La ciudad decimonónica presenta a lo largo de todo el siglo ese aspecto pueblerino que Charnay describe muy bien: la entrada a la ciudad de México es la de un arrabal; nada hace esperar una gran ciudad: las calles son sucias, las casas bajas, los habitantes andrajosos; muy pronto la diligencia ingresa a la Plaza de Armas, flanqueada a un costado por el palacio y al otro por la catedral. Se entrevé ahora una capital.
Orozco y Berra trató de interesar a Charnay en la arquitectura colonial de México, con moderado éxito; el francés tomó algunas fotos por encargo y, sin gran entusiasmo, dedicó algunas líneas a estos edificios en su obra escrita; no consideró necesario, incluso, mencionar que había fotografiado estas construcciones. En cambio, habría de apasionarse en el más alto grado imaginable por la arquitectura mesoamericana, a la que dedicó en exclusiva su histórico álbum de 49 fotografías originales, que lleva el título de Cités et mines américaines. De esta obra excepcional, en su versión original de gran formato, existe un solo ejemplar en México: el que conserva la Mapoteca Orozco y Berra, precisamente, el cual es muy probable que el mismo Charnay haya puesto en manos del historiador mexicano. Contiene las fotografías más antiguas de la arqueología mexicana que hayan llegado hasta nosotros, y unen su valor científico a una belleza sobrecogedora. Es sin duda una joya de primer orden en cualquier colección documental sobre México.

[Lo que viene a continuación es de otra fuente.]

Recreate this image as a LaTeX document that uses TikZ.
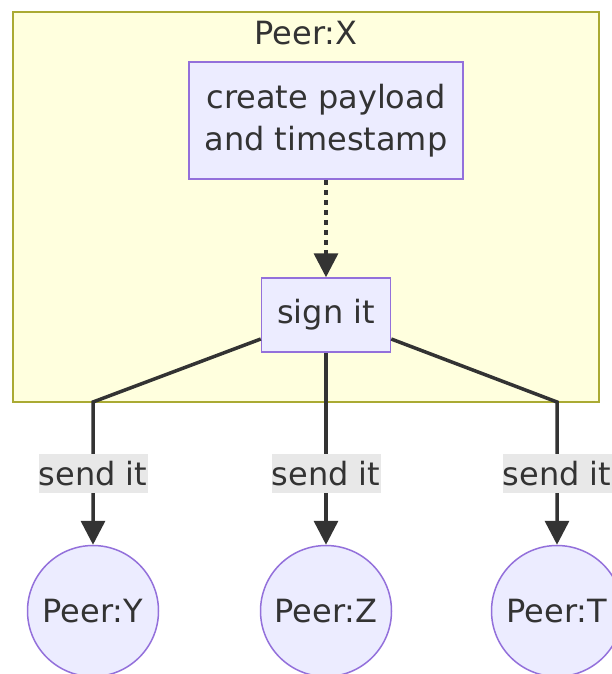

El panorama arquitectónico que muestra la colección Orozco y Berra refleja el paisaje urbano que se irá imponiendo en el país a partir de la Independencia, descrito también por Charnay: la ciudad de México pierde día con día su fisonomía extranjera: las colonias alemana, inglesa y francesa han europeizado la ciudad; no se encuentra ya el color local sino en los barrios. Charnay se refiere a la arquitectura colonial, por supuesto, al hablar de Ia «fisonomía extranjera» de Ia capital y deI «color local» de sus barrios, exóticos en términos europeos. En efecto, en Ia descripción de Charnay y en Ios planos reunidos por Orozco y Berra asistimos al proceso de europeización de las ciudades mexicanas, empresa en la que toda la sociedad -liberales, conservadores, gobierno y particulares- está empeñada. El mismo clero, ausente en esta colección, pero cuyos gustos conocemos en tantas construcciones de esa época, está inmerso en esta tarea. La fisonomía urbana de México cambió de manera poco espectacular a lo largo de este periodo, pero adquirió no obstante un nuevo rostro, el primero que podríamos llamar «moderno», que la colección Orozco y Berra permite apreciar muy bien.